Desde que la adhesión del Reino Unido al Mercado Común allanara el camino a una ampliación continua de la Unión Europea, ha costado detectar en ella una política exterior digna de este nombre. Porque, a veces, más es menos; el compromiso verboso, no la afirmación; la discreción, no el poder. Hoy en día, la Unión Europea cuenta con una mayoría de Estados que han participado en las aventuras imperiales de Estados Unidos (dieciséis de sus miembros actuales contribuyeron en la Guerra de Irak); toma el relevo en la injerencia de Washington en América Latina (de ahí su absurdo reconocimiento de la oposición venezolana como Gobierno legal); finge oponerse a los caprichos de la Administración de Trump, pero vuelve al redil en cuanto esta amenaza con castigarla (sanciones económicas contra las empresas que comercien con Irán). El peso de Europa en Oriente Próximo era mayor antes de su ampliación. Y aunque Charles de Gaulle se oponía a la adhesión del Reino Unido al Mercado Común porque pensaba que este país se convertiría en el caballo de Troya de Washington en el Viejo Continente, Estados Unidos ya no tiene nada que temer del brexit. Porque, con el paso de las décadas, la Unión Europea se ha convertido en su caballeriza.

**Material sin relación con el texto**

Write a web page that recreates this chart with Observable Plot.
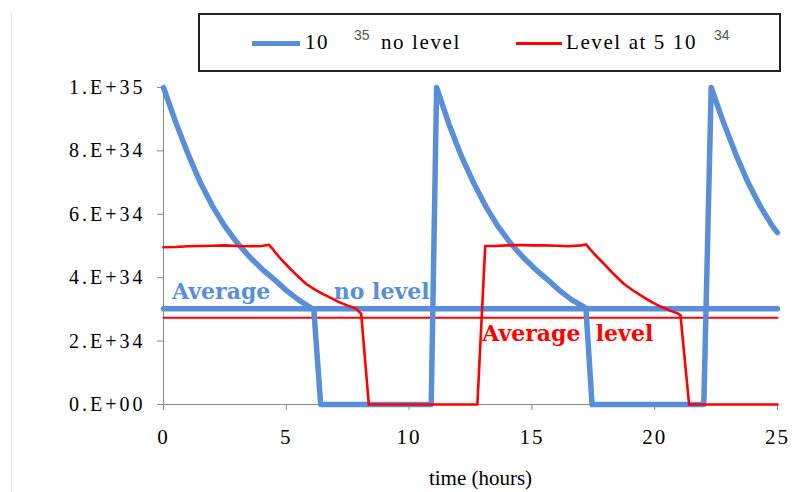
<!DOCTYPE html>
<html><head><meta charset="utf-8">
<script src="https://cdn.jsdelivr.net/npm/d3@7"></script>
<script src="https://cdn.jsdelivr.net/npm/@observablehq/plot@0.6"></script>
<style>
body{margin:0;background:#fff;width:812px;height:492px;overflow:hidden;position:relative;font-family:"Liberation Serif",serif;}
#frame{position:absolute;left:11px;top:12px;width:0;height:480px;border-left:1px solid #e6e6e6;}
#legend{position:relative;height:80px;}
#box{position:absolute;left:198px;top:13px;width:583px;height:59px;box-sizing:border-box;border:2px solid #222;}
.sw{position:absolute;}
.lt{position:absolute;font-size:21px;letter-spacing:1.6px;line-height:1;white-space:nowrap;color:#000;}
.sup{position:absolute;font-family:"Liberation Sans",sans-serif;font-size:14px;line-height:1;color:#555;}
svg g[aria-label="y-axis tick"], svg g[aria-label="x-axis tick"]{stroke:#888;}
svg g[aria-label="y-axis tick label"]{letter-spacing:3px;}
svg g[aria-label="x-axis tick label"]{letter-spacing:2px;font-size:21px;}
svg g[aria-label="y-axis"] .tick line, svg g[aria-label="x-axis"] .tick line{stroke:#888;}
svg g[aria-label="y-axis"] .tick text{letter-spacing:3px;}
</style></head>
<body>
<div id="frame"></div>
<div id="legend"></div>
<div id="chart"></div>
<script>
// ---- data (values in units of 1E34) ----
const blueName = "no level";
const redName = "Level at 5 10";
const blueSup = "35";
const redSup = "34";
const blueColor = "#5a8ed6";
const redColor = "#ff0000";

const blueTime = [0,0.5,1,1.5,2,2.5,3,3.5,4,4.5,5,5.5,6,6.12,6.4,10.9,11.12,11.62,12.12,12.62,13.12,13.62,14.12,14.62,15.12,15.62,16.12,16.62,17.12,17.2,17.45,22.0,22.3,22.8,23.3,23.8,24.3,24.8,25];
const blueValue = [10,8.9,7.9,7.0,6.25,5.62,5.1,4.66,4.28,3.95,3.6,3.3,3.05,3.0,0,0,10,8.85,7.85,7.0,6.25,5.62,5.1,4.66,4.28,3.95,3.6,3.3,3.08,3.02,0,0,10,8.9,7.9,7.0,6.25,5.62,5.42];

const redTime = [0,0.5,1,1.5,2,2.5,3,3.5,4,4.3,4.7,5.1,5.45,5.8,6.15,6.5,6.85,7.15,7.5,7.85,8.05,8.36,12.78,13.1,13.5,14,14.5,15,15.5,16,16.5,17,17.2,17.55,17.93,18.35,18.74,19.15,19.56,19.9,20.24,20.6,20.92,21.05,21.4,25];
const redValue = [4.96,4.97,4.99,5.0,5.01,5.02,5.0,4.99,5.0,5.04,4.66,4.33,4.06,3.81,3.63,3.48,3.35,3.23,3.12,3.02,2.86,0,0,5.0,5.0,5.02,5.03,5.02,5.02,5.01,4.99,5.02,5.05,4.74,4.44,4.1,3.81,3.58,3.38,3.22,3.09,2.97,2.88,2.82,0,0];

const avgNoLevel = 3.02;
const avgLevel = 2.735;
const timeSpan = [0, 25];

const xTicks = [0,5,10,15,20,25];
const yTicks = [0,2,4,6,8,10];
const yTickLabels = ["0.E+00","2.E+34","4.E+34","6.E+34","8.E+34","1.E+35"];
const xLabel = "time (hours)";

const noteText = ["Average","no level","Average","level"];
const noteX = [0.35,6.93,12.98,17.6];
const noteY = [3.56,3.56,2.21,2.21];
const noteColor = [blueColor,blueColor,redColor,redColor];

// ---- build ----
const blue = blueTime.map((t,i)=>({t, v: blueValue[i]}));
const red = redTime.map((t,i)=>({t, v: redValue[i]}));
const avgBlue = timeSpan.map(t=>({t, v: avgNoLevel}));
const avgRed = timeSpan.map(t=>({t, v: avgLevel}));
const notes = noteText.map((s,i)=>({s, x: noteX[i], y: noteY[i], c: noteColor[i]}));

// legend
const lg = document.getElementById("legend");
lg.innerHTML = `
<div id="box"></div>
<div class="sw" style="left:252px;top:41px;width:48px;height:5px;background:${blueColor}"></div>
<div class="lt" style="left:305px;top:32px">10</div>
<div class="sup" style="left:354px;top:28px">${blueSup}</div>
<div class="lt" style="left:381px;top:32px">${blueName}</div>
<div class="sw" style="left:516px;top:42px;width:46px;height:3px;background:${redColor}"></div>
<div class="lt" style="left:566px;top:32px">${redName}</div>
<div class="sup" style="left:714px;top:28px">${redSup}</div>`;

const plot = Plot.plot({
  width: 812, height: 412,
  marginLeft: 163, marginRight: 35, marginTop: 7, marginBottom: 88,
  style: {fontFamily: "Liberation Serif", fontSize: "20px", color: "#000", background: "#fff", overflow: "visible"},
  x: {domain: [0,25], ticks: xTicks, tickSize: 6, tickPadding: 19, label: null, tickFormat: d => String(d)},
  y: {domain: [0,10], ticks: yTicks, tickSize: 6, tickPadding: 12, label: null, tickFormat: d => yTickLabels[yTicks.indexOf(d)]},
  marks: [
    Plot.ruleX([0], {stroke: "#888"}),
    Plot.ruleY([0], {stroke: "#888"}),
    Plot.line(avgRed, {x: "t", y: "v", stroke: redColor, strokeWidth: 2}),
    Plot.line(avgBlue, {x: "t", y: "v", stroke: blueColor, strokeWidth: 5.5}),
    Plot.line(blue, {x: "t", y: "v", stroke: blueColor, strokeWidth: 5.5, strokeLinejoin: "round"}),
    Plot.line(red, {x: "t", y: "v", stroke: redColor, strokeWidth: 2.6}),
    Plot.text(notes, {x: "x", y: "y", text: "s", fill: "c", textAnchor: "start", fontFamily: "DejaVu Serif", fontWeight: "bold", fontSize: 22}),
    Plot.text([xLabel], {frameAnchor: "bottom", dy: 74, dx: 10, lineAnchor: "middle", fontSize: 21, fill: "#000"})
  ]
});
document.getElementById("chart").appendChild(plot);
</script>
</body></html>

La dominación de Washington es aún más humillante en materia de defensa. La Organización del Tratado del Atlántico Norte (OTAN), creada durante la Guerra Fría, es su instrumento. Basta con la aprobación de la Casa Blanca para que un Estado miembro de esta alianza colonice a otro (Turquía ocupa una parte de Chipre desde hace 45 años) o trate a alguno de sus vecinos como su “zona de seguridad” –el Ejército de Ankara, el segundo de la OTAN, acaba de invadir el norte de Siria para acabar allí con la autonomía kurda–. Sin embargo, Washington no tiene nada que objetar mientras el régimen de Recep Tayyip Erdogan continúe vigilando una de las fronteras marítimas de Rusia, compre el 60% de sus armas en Estados Unidos y proteja las ojivas nucleares estadounidenses. Tampoco le importa mucho a Jens Stoltenberg, secretario general de la OTAN, una marioneta estadounidense con el elocuente apodo de “Tony Blair noruego”, ya que Turquía, según él, “actúa con moderación y en coordinación con los demás aliados para preservar nuestras victorias frente a nuestro enemigo común, Daesh”.
Al invadir Irak en 2003 bajo un pretexto falaz, el país cuyo brazo ejecutor es la OTAN provocó el caos actual en Oriente Próximo. Aprovechando el impulso, Estados Unidos (con otros países) desencadenó una guerra en Libia; después (esta vez solo) puso en entredicho el acuerdo nuclear de julio de 2015 con Irán (cuya firma, no obstante, había marcado uno de los escasos momentos de sensatez de Estados Unidos de esta década…). El pasado mes de octubre, cuando se entregó a los kurdos al ejército turco sin consultar a sus “aliados” europeos de la OTAN presentes en el lugar, el presidente estadounidense envió un tuit de admirable franqueza: “Espero que les vaya bien a todos, ¡nosotros estamos a 11.000 kilómetros!”. Continuar sometiéndose a este señor feudal caprichoso que no cuenta con más interés que el suyo propio equivale a admitir una relegación definitiva al rango de protectorado. Para que Europa salga de esta situación, tiene que salir de la OTAN (1).